Dataset excerpt
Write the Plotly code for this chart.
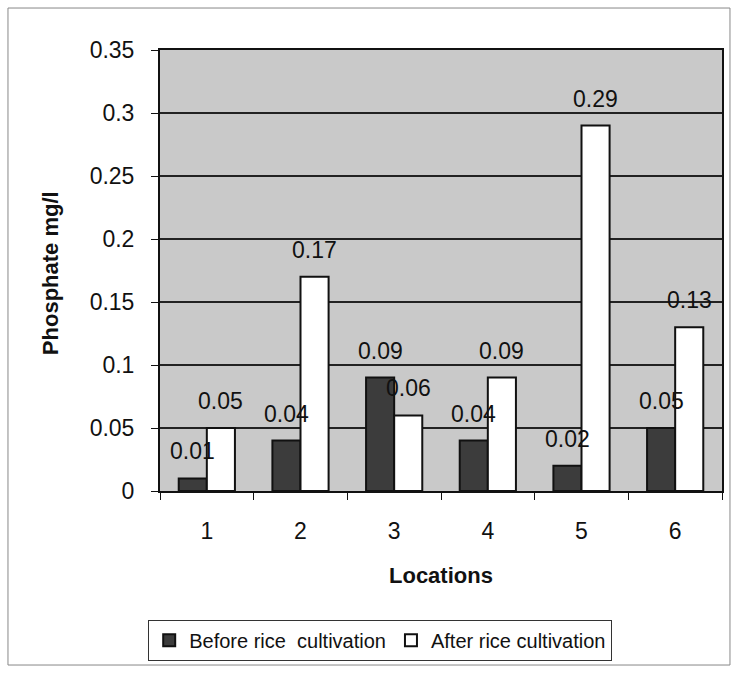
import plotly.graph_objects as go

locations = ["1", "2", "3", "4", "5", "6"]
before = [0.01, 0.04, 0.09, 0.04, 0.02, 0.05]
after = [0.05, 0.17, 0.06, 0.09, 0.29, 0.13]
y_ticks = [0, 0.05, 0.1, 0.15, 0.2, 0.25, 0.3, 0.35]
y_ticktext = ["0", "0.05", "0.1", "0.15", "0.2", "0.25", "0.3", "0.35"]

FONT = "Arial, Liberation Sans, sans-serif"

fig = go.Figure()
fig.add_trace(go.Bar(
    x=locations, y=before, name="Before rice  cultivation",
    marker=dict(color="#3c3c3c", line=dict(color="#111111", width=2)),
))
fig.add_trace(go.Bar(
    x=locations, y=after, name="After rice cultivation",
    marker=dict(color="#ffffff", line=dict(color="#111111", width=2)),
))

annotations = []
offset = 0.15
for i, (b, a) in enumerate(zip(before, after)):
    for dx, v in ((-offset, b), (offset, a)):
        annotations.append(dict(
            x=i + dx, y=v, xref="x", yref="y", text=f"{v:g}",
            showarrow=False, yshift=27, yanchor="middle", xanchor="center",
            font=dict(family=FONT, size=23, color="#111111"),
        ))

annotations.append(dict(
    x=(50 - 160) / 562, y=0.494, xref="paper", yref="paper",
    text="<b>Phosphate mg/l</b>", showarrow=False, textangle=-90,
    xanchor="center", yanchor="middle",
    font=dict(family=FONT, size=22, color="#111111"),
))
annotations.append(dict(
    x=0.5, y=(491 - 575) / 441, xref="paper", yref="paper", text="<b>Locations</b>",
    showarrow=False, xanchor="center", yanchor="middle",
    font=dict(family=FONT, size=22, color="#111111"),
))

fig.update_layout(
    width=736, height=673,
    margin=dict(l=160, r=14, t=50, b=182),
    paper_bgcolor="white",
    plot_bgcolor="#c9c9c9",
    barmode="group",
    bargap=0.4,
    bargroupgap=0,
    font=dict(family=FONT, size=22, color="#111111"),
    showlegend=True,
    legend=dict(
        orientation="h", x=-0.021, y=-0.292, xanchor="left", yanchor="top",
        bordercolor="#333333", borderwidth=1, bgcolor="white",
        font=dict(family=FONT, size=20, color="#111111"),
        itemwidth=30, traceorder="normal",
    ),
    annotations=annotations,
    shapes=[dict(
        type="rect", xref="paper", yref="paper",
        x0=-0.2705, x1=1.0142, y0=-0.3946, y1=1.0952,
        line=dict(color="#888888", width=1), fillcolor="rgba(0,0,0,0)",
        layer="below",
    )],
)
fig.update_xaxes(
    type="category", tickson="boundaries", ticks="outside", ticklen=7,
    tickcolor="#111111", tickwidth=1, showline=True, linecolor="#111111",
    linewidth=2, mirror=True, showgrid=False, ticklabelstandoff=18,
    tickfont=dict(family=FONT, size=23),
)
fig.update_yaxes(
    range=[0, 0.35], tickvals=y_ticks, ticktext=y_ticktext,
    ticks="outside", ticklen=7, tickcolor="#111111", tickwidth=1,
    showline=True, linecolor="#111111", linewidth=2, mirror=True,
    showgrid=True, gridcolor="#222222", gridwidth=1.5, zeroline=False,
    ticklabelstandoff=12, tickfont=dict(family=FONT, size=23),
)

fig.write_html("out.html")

Task requirements
Starting at the top of the listing above, please restate word for word each line up to and including the one that holds "import plotly.graph_objects as go", omitting every image.

Answer in full
Write the Plotly code for this chart.
import plotly.graph_objects as go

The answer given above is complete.